How to Run Info-Extractor (Local / Windows)#

Terminal 1 β€” Ollama (Optional)#

ollama serve

Terminal 2 β€” Backend (FastAPI)#

cd Automating-the-Information-Extraction\info-extractor\backend
conda activate paperextract
uvicorn server:app --reload --port 8000

API root:

http://127.0.0.1:8000

API documentation:

http://127.0.0.1:8000/docs

Terminal 3 β€” Frontend (HTML UI)#

cd Automating-the-Information-Extraction\info-extractor\frontend
python -m http.server 5173

Open in browser:

http://127.0.0.1:5173/extractor_ui.html

Workflow Overview#

Automating the Information Extraction workflow


Extraction Logic#

  • Heuristics provide evidence-backed values whenever possible.

  • If LLM extraction is enabled, LLM output is applied first.

  • Missing or null fields are filled using heuristics.

  • Final output always conforms to the generated JSON Schema.
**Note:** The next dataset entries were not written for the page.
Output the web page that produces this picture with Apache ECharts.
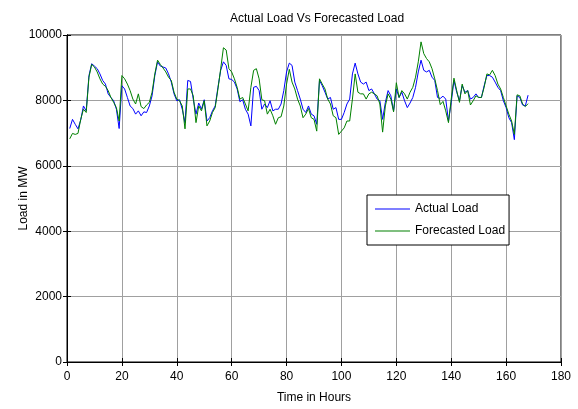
<!DOCTYPE html>
<html>
<head>
<meta charset="utf-8">
<script src="https://cdn.jsdelivr.net/npm/echarts@6/dist/echarts.min.js"></script>
<style>html,body{margin:0;padding:0;background:#fff;}#c{width:578px;height:409px;}</style>
</head>
<body>
<div id="c"></div>
<script>
var startHour = 1;
var actualLoad = [7140,7420,7270,7130,7400,7830,7680,8760,9120,9050,8970,8810,8610,8500,8200,8090,7990,7730,7140,8450,
8350,8090,7830,7750,7580,7680,7530,7650,7630,7830,8140,8760,9180,9050,9020,8990,8810,8560,8200,7990,
8020,7730,7320,8610,8580,8040,7580,7920,7730,8020,7370,7470,7680,7830,8400,8920,9180,9070,8660,8640,
8560,8350,7960,8020,7730,7580,7220,8400,8430,8300,7730,7890,7780,7990,7680,7730,7730,7890,8300,8870,
9140,9070,8560,8300,8040,7730,7630,7830,7580,7530,7270,8610,8450,8250,8040,8090,7730,7780,7420,7420,
7630,7890,8040,8810,9140,8810,8560,8500,8560,8300,8350,8200,8040,7990,7420,7940,8300,8140,7680,8350,
8090,8250,7990,7780,7920,8090,8400,8870,9230,8920,8870,8920,8710,8610,8090,8060,8130,8040,7370,7940,
8610,8250,7990,8450,8250,8300,8040,8090,8200,8090,8090,8450,8760,8760,8710,8560,8400,8300,7990,7780,
7470,7320,6800,8140,8090,7860,7830,8160];
var forecastLoad = [6825,6990,6960,6990,7420,7730,7630,8710,9100,9020,8870,8660,8500,8430,8300,8090,7940,7780,7370,8760,
8660,8500,8300,8040,7890,8200,7810,7750,7860,7940,8250,8810,9230,9100,8990,8870,8710,8610,8250,8040,
7990,7830,7130,8350,8350,8140,7320,7830,7680,7990,7220,7370,7630,7780,8350,8970,9610,9540,8970,8870,
8660,8400,8040,8090,7890,7680,8400,8920,8970,8660,8020,7990,7580,7730,7530,7270,7470,7500,7830,8500,
8950,8560,8350,8040,7830,7470,7580,7750,7470,7420,7060,8660,8500,8350,8040,7890,7530,7470,6960,7060,
7160,7370,7370,8040,8810,8250,8200,8200,8040,8200,8250,8200,8140,7890,7030,7830,8200,8040,7650,8540,
8090,8300,8200,8040,8250,8400,8710,9180,9790,9430,9280,9180,8970,8660,8300,7870,7970,7680,7320,8040,
8680,8300,7940,8500,8200,8300,7860,7990,8140,8090,8090,8400,8810,8780,8920,8760,8500,8350,8090,7830,
7580,7370,6960,8170,8140,7890,7810,7900];
var xTicks = [0,20,40,60,80,100,120,140,160,180];
var yTicks = [0,2000,4000,6000,8000,10000];
var titleText = 'Actual Load Vs Forecasted Load';
var xName = 'Time in Hours';
var yName = 'Load in MW';
var seriesNames = ['Actual Load', 'Forecasted Load'];

function pairs(arr){ return arr.map(function(v,i){ return [startHour + i, v]; }); }

var FONT = '"Liberation Sans", Arial, sans-serif';
var chart = echarts.init(document.getElementById('c'), null, {renderer:'canvas'});
var xMin = xTicks[0], xMax = xTicks[xTicks.length-1], xInt = xTicks[1]-xTicks[0];
var yMin = yTicks[0], yMax = yTicks[yTicks.length-1], yInt = yTicks[1]-yTicks[0];
chart.setOption({
  animation: false,
  backgroundColor: '#fff',
  title: {
    text: titleText, left: 312, top: 8, textAlign: 'center',
    textStyle: {fontFamily: FONT, fontSize: 12, fontWeight: 'normal', color: '#000'}
  },
  legend: {
    orient: 'vertical', left: 367, top: 195,
    padding: [8, 4, 8, 8], itemGap: 10,
    backgroundColor: '#fff', borderColor: '#000', borderWidth: 1,
    icon: 'rect', itemWidth: 35, itemHeight: 1,
    textStyle: {fontFamily: FONT, fontSize: 12, color: '#000'},
    data: seriesNames
  },
  grid: {left: 67, right: 17, top: 35, bottom: 47, show: true, borderColor: '#000', borderWidth: 1, backgroundColor: '#fff'},
  xAxis: [{
    type: 'value', min: xMin, max: xMax, interval: xInt,
    name: xName, nameLocation: 'middle', nameGap: 30,
    nameTextStyle: {fontFamily: FONT, fontSize: 12, color: '#000'},
    axisLine: {show: true, lineStyle: {color: '#000', width: 1}},
    axisTick: {show: true, inside: true, length: 4, lineStyle: {color: '#000'}},
    axisLabel: {fontFamily: FONT, fontSize: 12, color: '#000', margin: 9, formatter: function(v){ return String(v); }},
    splitLine: {show: true, lineStyle: {color: '#a0a0a0', width: 1}}
  },{
    type: 'value', min: xMin, max: xMax, interval: xInt, position: 'top',
    axisLine: {show: true, lineStyle: {color: '#000'}},
    axisTick: {show: true, inside: true, length: 4, lineStyle: {color: '#000'}},
    axisLabel: {show: false}, splitLine: {show: false}
  }],
  yAxis: [{
    type: 'value', min: yMin, max: yMax, interval: yInt,
    name: yName, nameLocation: 'middle', nameGap: 37, nameRotate: 90, nameMoveOverlap: false,
    nameTextStyle: {fontFamily: FONT, fontSize: 12, color: '#000'},
    axisLine: {show: true, lineStyle: {color: '#000', width: 1}},
    axisTick: {show: true, inside: true, length: 4, lineStyle: {color: '#000'}},
    axisLabel: {fontFamily: FONT, fontSize: 12, color: '#000', margin: 5, formatter: function(v){ return String(v); }},
    splitLine: {show: true, lineStyle: {color: '#a0a0a0', width: 1}}
  },{
    type: 'value', min: yMin, max: yMax, interval: yInt, position: 'right',
    axisLine: {show: true, lineStyle: {color: '#000'}},
    axisTick: {show: true, inside: true, length: 4, lineStyle: {color: '#000'}},
    axisLabel: {show: false}, splitLine: {show: false}
  }],
  series: [{
    name: seriesNames[0], type: 'line', data: pairs(actualLoad),
    symbol: 'none', lineStyle: {color: '#0000ff', width: 1}, itemStyle: {color: '#0000ff'}, z: 3
  },{
    name: seriesNames[1], type: 'line', data: pairs(forecastLoad),
    symbol: 'none', lineStyle: {color: '#008000', width: 1}, itemStyle: {color: '#008000'}, z: 4
  }]
});
</script>
</body>
</html>
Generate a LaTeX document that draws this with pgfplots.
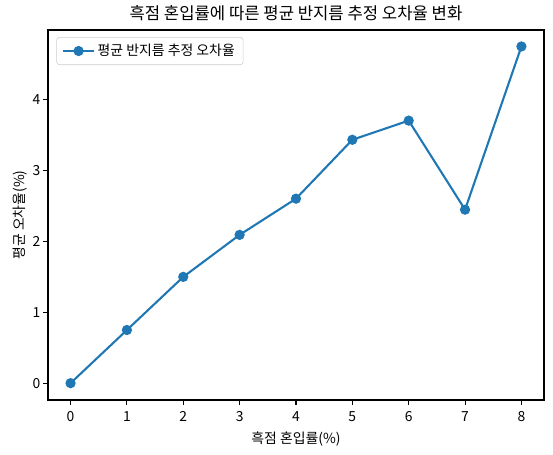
\documentclass[border=0pt]{standalone}
\usepackage{pgfplots}
\pgfplotsset{compat=1.18}
\usepackage{fontspec}
\setmainfont{Noto Sans CJK KR}
\definecolor{c0}{HTML}{1F77B4}
\begin{document}
\begin{tikzpicture}[x=1bp,y=1bp]
\path[use as bounding box] (-34.56bp,-39.6bp) rectangle (363.6bp,288bp);
\begin{axis}[
  at={(0,0)}, anchor=south west,
  scale only axis, width=357.1bp, height=266.4bp,
  xmin=-0.4, xmax=8.4, ymin=-0.237, ymax=4.977,
  xtick={0,...,8}, ytick={0,...,4},
  xtick pos=bottom, ytick pos=left,
  tick align=outside, tick style={black, line width=0.8bp},
  major tick length=3.5bp,
  axis line style={line width=0.8bp},
  /pgf/number format/assume math mode=true,
  ticklabel style={font=\fontsize{10bp}{12bp}\selectfont},
  xticklabel style={yshift=-1.5bp},
  yticklabel style={xshift=1.5bp},
  title={흑점 혼입률에 따른 평균 반지름 추정 오차율 변화},
  title style={font=\fontsize{12bp}{14bp}\selectfont, yshift=-3bp},
  xlabel={흑점 혼입률(\%)},
  ylabel={평균 오차율(\%)},
  label style={font=\fontsize{10bp}{12bp}\selectfont},
  xlabel style={yshift=0bp},
  ylabel style={yshift=-3bp},
  legend style={font=\fontsize{10bp}{12bp}\selectfont, draw=black!20, rounded corners=2bp, inner xsep=4bp, inner ysep=3bp, at={(0.017,0.981)}, anchor=north west},
  legend cell align=left,
  legend image code/.code={\draw[mark repeat=2,mark phase=2] plot coordinates {(0bp,0bp) (11bp,0bp) (22bp,0bp)};},
]
\addplot[c0, line width=1.5bp, mark=*, mark size=2.9bp, mark options={fill=c0, draw=c0}] coordinates {
(0,0) (1,0.749) (2,1.498) (3,2.09) (4,2.60) (5,3.43) (6,3.70) (7,2.445) (8,4.745)
};
\addlegendentry{평균 반지름 추정 오차율}
\end{axis}
\end{tikzpicture}
\end{document}
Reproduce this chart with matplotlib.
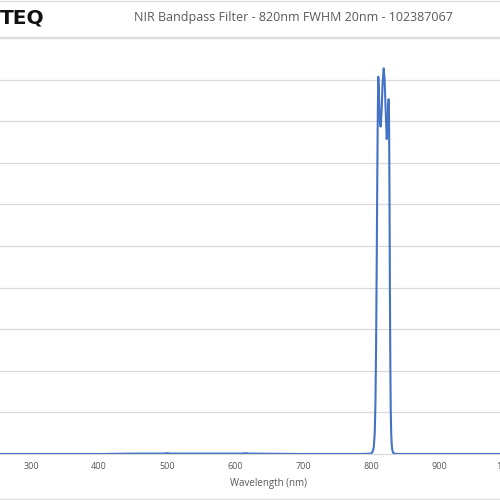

Integration with Other Tools#

Tool

Purpose

Info-Extractor Role

Review Buddy

Paper collection

Receives papers to extract from

Elicit

AI screening

Complements with structured extraction

Excel / R / Python

Statistical analysis

Consumes structured outputs


Use Cases#

Info-Extractor is ideal for:

  • Systematic Reviews: PRISMA-compliant data extraction

  • Meta-Analysis: Collecting statistical inputs for quantitative synthesis

  • Scoping Reviews: Mapping study characteristics across domains

  • Evidence Synthesis: Compiling structured findings from many papers

  • Quality Assessment: Consistent evaluation of study quality


Best Practices#

  • Define your extraction schema before starting the extraction process to ensure consistency.

  • Avoid changing schemas mid-way through a review unless absolutely necessary.

  • Keep schemas version-controlled for traceability.

Quality Control#

Always validate extracted data through:

  • Manual double-checking of critical fields

  • Inter-rater reliability checks for meta-analysis inputs

  • Schema validation logs


Data and Reproducibility Notes#

  • Do not commit large PDFs or private datasets to GitHub.

  • Store PDFs locally in non-tracked directories.

  • Commit only code, schemas, and small example outputs to version control.